Santa Teresa de Jesús, en el arranque de “Las Moradas”, dirigiéndose a sus monjas les dice lo siguiente: “No es pequeña lástima y confusión que, por nuestra culpa, no entendamos a nosotros mismos ni sepamos quién somos. ¿No sería gran ignorancia, hijas mías, que preguntasen a uno quién es, y no se conociese ni supiese quién fue su padre ni su madre ni de qué tierra? Pues si esto sería gran bestialidad, sin comparación es mayor la que hay en nosotras cuando no procuramos saber qué cosa somos”. Y líneas más adelante, dirá que “es gran cosa el propio conocimiento” (Moradas primeras, capítulo 1). La relación del propio conocimiento con la sencillez, viene establecida, según Santa Teresa, a través de la virtud de la humildad, y aunque entre sencillez y humildad no hay una identidad absoluta, es tanto lo que tienen en común, que por ahora las vamos a tomar como si fueran iguales. Veamos cómo se expresa la santa avileña un poco más adelante. Dice así: “Es cosa tan importante este conocernos que no querría en ello hubiese jamás relajación, por subidas que estéis en los cielos; pues mientras estamos en esta tierra no hay cosa que más nos importe que la humildad (…) y a mi parecer jamás nos acabamos de conocer si no procuramos conocer a Dios” (capítulo 2).

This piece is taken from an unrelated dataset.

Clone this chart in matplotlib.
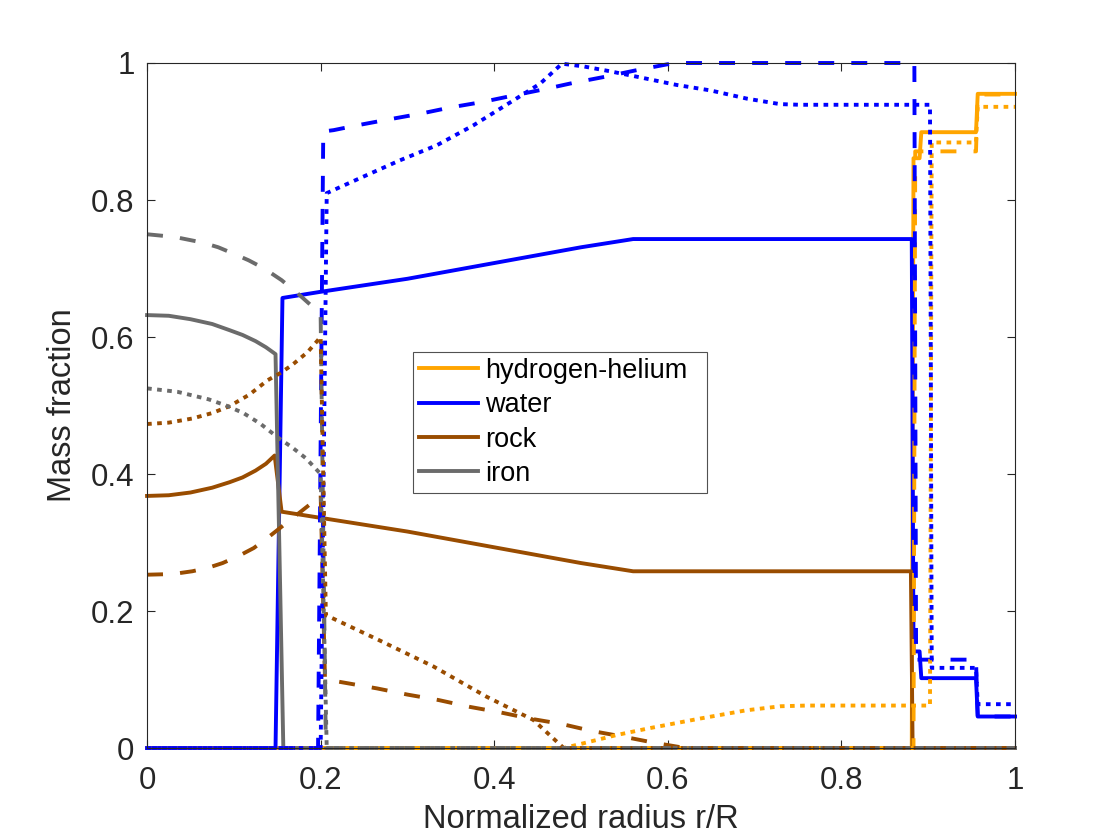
import numpy as np
import matplotlib
matplotlib.use('Agg')
import matplotlib.pyplot as plt
from matplotlib.ticker import FixedLocator, FixedFormatter

plt.rcParams['font.family'] = ['Liberation Sans', 'DejaVu Sans']

# Composition profiles (r/R, mass fraction)
# solid model
hhe_solid_r = [0, 0.881, 0.883, 0.890, 0.892, 0.955, 0.957, 1.0]
hhe_solid = [0, 0, 0.861, 0.861, 0.899, 0.899, 0.955, 0.955]
water_solid_r = [0, 0.148, 0.156, 0.2, 0.3, 0.4, 0.5, 0.56, 0.881, 0.883, 0.890, 0.892, 0.955, 0.957, 1.0]
water_solid = [0, 0, 0.657, 0.666, 0.685, 0.708, 0.731, 0.743, 0.743, 0.141, 0.141, 0.102, 0.102, 0.046, 0.046]
rock_solid_r = [0, 0.025, 0.05, 0.075, 0.095, 0.11, 0.125, 0.137, 0.147, 0.155, 0.2, 0.3, 0.4, 0.5,
                0.56, 0.880, 0.882, 1.0]
rock_solid = [0.368, 0.369, 0.373, 0.380, 0.388, 0.395, 0.405, 0.415, 0.427, 0.345, 0.336, 0.316,
              0.293, 0.270, 0.258, 0.258, 0, 0]
iron_solid_r = [0, 0.025, 0.05, 0.075, 0.095, 0.11, 0.125, 0.137, 0.148, 0.157, 1.0]
iron_solid = [0.632, 0.631, 0.626, 0.619, 0.610, 0.603, 0.594, 0.585, 0.575, 0, 0]

# dashed model
hhe_dash_r = [0, 0.883, 0.885, 0.955, 0.957, 1.0]
hhe_dash = [0, 0, 0.871, 0.871, 0.954, 0.954]
water_dash_r = [0, 0.197, 0.203, 0.215, 0.242, 0.28, 0.315, 0.349, 0.386, 0.42, 0.455, 0.491,
                0.528, 0.562, 0.599, 0.61, 0.884, 0.886, 0.955, 0.957, 1.0]
water_dash = [0, 0, 0.900, 0.902, 0.909, 0.918, 0.926, 0.935, 0.943, 0.952, 0.961, 0.971,
              0.980, 0.989, 0.998, 1.0, 1.0, 0.129, 0.129, 0.046, 0.046]
rock_dash_r = [0, 0.03, 0.052, 0.07, 0.087, 0.105, 0.123, 0.14, 0.159, 0.178, 0.197, 0.200, 0.205,
               0.22, 0.265, 0.3, 0.336, 0.372, 0.407, 0.441, 0.478, 0.512, 0.547, 0.583, 0.62, 1.0]
rock_dash = [0.253, 0.254, 0.258, 0.263, 0.270, 0.280, 0.292, 0.308, 0.327, 0.346, 0.365, 0.370, 0.100,
             0.097, 0.087, 0.078, 0.070, 0.060, 0.052, 0.043, 0.035, 0.025, 0.017, 0.008, 0, 0]
iron_dash_r = [0, 0.032, 0.0635, 0.082, 0.099, 0.117, 0.135, 0.155, 0.175, 0.19, 0.200, 0.206, 1.0]
iron_dash = [0.750, 0.746, 0.738, 0.731, 0.722, 0.712, 0.700, 0.683, 0.662, 0.645, 0.630, 0, 0]

# dotted model
hhe_dot_r = [0, 0.48, 0.503, 0.541, 0.579, 0.637, 0.69, 0.73, 0.76, 0.902, 0.904, 0.955, 0.957, 1.0]
hhe_dot = [0, 0, 0.007, 0.019, 0.029, 0.043, 0.055, 0.061, 0.062, 0.062, 0.884, 0.884, 0.936, 0.936]
water_dot_r = [0, 0.200, 0.207, 0.249, 0.2915, 0.334, 0.376, 0.414, 0.453, 0.478, 0.503, 0.533,
               0.572, 0.61, 0.649, 0.691, 0.729, 0.752, 0.902, 0.904, 0.955, 0.957, 1.0]
water_dot = [0, 0, 0.810, 0.834, 0.858, 0.880, 0.909, 0.939, 0.970, 0.999, 0.995, 0.988,
             0.978, 0.968, 0.960, 0.948, 0.940, 0.939, 0.939, 0.117, 0.117, 0.064, 0.064]
rock_dot_r = [0, 0.025, 0.052, 0.075, 0.095, 0.118, 0.139, 0.153, 0.167, 0.185, 0.200, 0.206,
              0.268, 0.33, 0.391, 0.445, 0.48, 1.0]
rock_dot = [0.473, 0.475, 0.481, 0.489, 0.499, 0.516, 0.537, 0.547, 0.559, 0.578, 0.600, 0.194,
            0.157, 0.119, 0.075, 0.041, 0, 0]
iron_dot_r = [0, 0.035, 0.071, 0.091, 0.111, 0.131, 0.151, 0.167, 0.183, 0.200, 0.207, 1.0]
iron_dot = [0.525, 0.520, 0.509, 0.500, 0.489, 0.473, 0.453, 0.439, 0.423, 0.400, 0, 0]

labels = ['hydrogen-helium', 'water', 'rock', 'iron']
colors = ['#FFA500', '#0000FF', '#994C00', '#6B6B6B']
tick_vals = [0, 0.2, 0.4, 0.6, 0.8, 1]
tick_text = ['0', '0.2', '0.4', '0.6', '0.8', '1']

models = [
    ('-', [(hhe_solid_r, hhe_solid), (water_solid_r, water_solid),
           (rock_solid_r, rock_solid), (iron_solid_r, iron_solid)]),
    ((0, (4.1, 4.4)), [(hhe_dash_r, hhe_dash), (water_dash_r, water_dash),
                       (rock_dash_r, rock_dash), (iron_dash_r, iron_dash)]),
    ((0, (1.2, 1.4)), [(hhe_dot_r, hhe_dot), (water_dot_r, water_dot),
                       (rock_dot_r, rock_dot), (iron_dot_r, iron_dot)]),
]

fig = plt.figure(figsize=(11.2, 8.4), dpi=100)
ax = fig.add_axes([0.1313, 0.1095, 0.775, 0.8155])

axcol = '#262626'
handles = []
for k, (ls, series) in enumerate(models):
    for i, (r, f) in enumerate(series):
        line, = ax.plot(r, f, color=colors[i], linestyle=ls, linewidth=2.8,
                        clip_on=False, label=labels[i] if k == 0 else None)
        if k == 0:
            handles.append(line)

ax.set_xlim(0, 1)
ax.set_ylim(0, 1)
ax.xaxis.set_major_locator(FixedLocator(tick_vals))
ax.xaxis.set_major_formatter(FixedFormatter(tick_text))
ax.yaxis.set_major_locator(FixedLocator(tick_vals))
ax.yaxis.set_major_formatter(FixedFormatter(tick_text))
ax.tick_params(direction='in', top=True, right=True, length=5.8, width=0.8,
               labelsize=22.5, colors=axcol)
ax.tick_params(axis='x', pad=13)
ax.tick_params(axis='y', pad=9)
for sp in ax.spines.values():
    sp.set_linewidth(0.8)
    sp.set_color(axcol)

ax.set_xlabel('Normalized radius r/R', fontsize=23.5, color=axcol, labelpad=6)
ax.set_ylabel('Mass fraction', fontsize=23.5, color=axcol, labelpad=9)

leg = ax.legend(handles=handles, loc='lower left', bbox_to_anchor=(0.306, 0.372, 0.339, 0.208),
                mode='expand', fontsize=19.5, frameon=True, fancybox=False,
                handlelength=2.2, handletextpad=0.25, labelspacing=0.31,
                borderpad=0.23, borderaxespad=0)
leg.get_frame().set_edgecolor(axcol)
leg.get_frame().set_linewidth(0.8)

fig.savefig('out.png', dpi=100)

El gran problema que presenta el conocimiento de sí está en que uno mismo es el cognoscente y lo conocido, con lo cual no hay modo de separar el sujeto y el objeto de conocimiento, ni hay modo tampoco de descontaminar el entendimiento del cognoscente de su propia subjetividad ya que el entendimiento es biográfico, lleva acumulada la experiencia del propio yo sin poder desprenderse de ella. Por eso, el conocerse no puede ser el resultado de un programa de introspección, por muy finos que sean los análisis psicológicos que uno pueda hacer sobre sí. No está la cosa en mirarse, por más que sea inevitable y además convenga hacerlo. Desde esta perspectiva, no parece, pues, ninguna salida de tono que la santa diga que, para conocernos, hemos de conocer a Dios. Ahora se nos descubre la sencillez como la gran puerta, la única puerta, para el conocimiento propio. Si es cierto que “jamás nos acabamos de conocer si no procuramos conocer a Dios” y por otra parte sabemos que Dios, Sencillez Infinita, solo puede ser conocido por las almas sencillas, hay que concluir, necesariamente, que la sencillez es imprescindible para que podamos crecer en nuestro propio ser, para que podamos encaminar nuestros pasos a ser nosotros mismos. Por este motivo el concepto de sencillez hay que situarlo como uno de los elementos de la vida feliz, como el elemento radical y originario de ese arte de vivir por el que se preguntaba el cardenal Ratzinger.